According to the CWU, we are the last to be consulted after manning the picket lines for 18 days last year and receiving not one penny of strike pay. The CWU Postal Executive meets Monday and Tuesday to “decide” on a sell-out and a meeting has been scheduled with senior reps Thursday to roll out the deal.

We handed the CWU Postal Executive a 96 percent vote last month to renew strike action, but this mandate to fight by a majority of 115,000 postal workers was vetoed by just 17 officials in order to start talks with management behind our backs.

This past month we have already seen the results of the joint management-union partnership through the agreement on revisions in delivery offices that has driven up our workloads. Our bodies are being broken by work practices agreed by the CWU to secure the company bottom line. The “guarantee” of no compulsory redundancies is worthless. Many of our long-standing colleagues are being forced into voluntary redundancy, as they cannot cope with the punishing demands.

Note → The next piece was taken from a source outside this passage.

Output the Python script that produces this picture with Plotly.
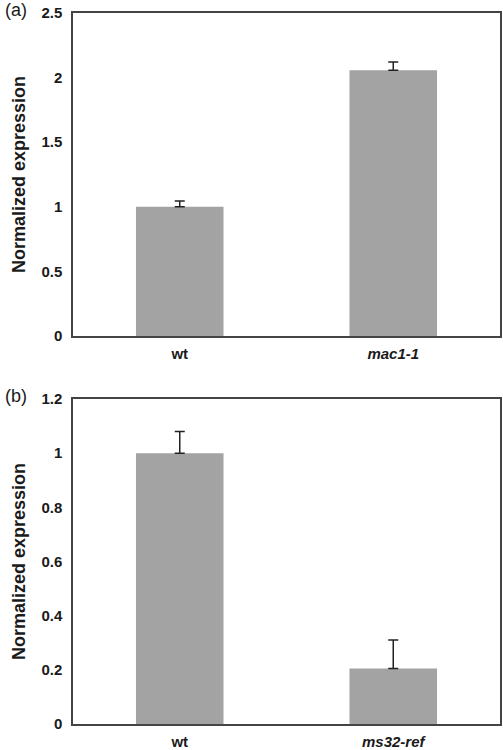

Royal Mail is also bringing forward plans to entrench a two-tier workforce with new entrants on inferior terms and conditions.

In the face of this management offensive, we have been disarmed by the collusion of the CWU leadership with the company.

The CWU stated that the talks continued over outstanding areas, but our terms will be sacrificed building on the major concessions already agreed. This includes later start and finishing times and seasonal hours to guarantee flexibility, so we are at the beck and call of the company with no life outside of work.

On the issue of pay, Ward could not even bring himself to reject as an insult the final offer from Royal Mail of just 10 percent for three years and only referred to areas of improvement. This is after we had imposed on us one of the lowest pay awards for any section of workers last year of 2 percent and as the cost-of-living crisis still rages.

The regime of management intimidation must be ended. This starts with the overturning of all trumped up charges against some 400 CWU reps and union members during the dispute who have faced dismissal or suspension. The CWU leadership have thrown our colleagues to the wolves, agreeing to a toothless review headed by an appointee of the graveyard of strikes, the arbitration service ACAS. There must be no settlement before all victimised postal workers are reinstated and compensated for all loss of income.

We reject the claim by Royal Mail, echoed by the CWU leadership, that the company is cash strapped and unable to pay a decent wage and working conditions. The profits we produced have been shovelled to shareholders and major investors to the tune of some £600 million. Last year four top executives alone—including Simon Thompson—received bonuses in shares worth £2.4 million.

To take the fight forward, the vote to reject the deal should become a vote of no confidence to remove Ward and Furey and the union apparatchiks, with power restored to rank-and-file postal workers where it belongs.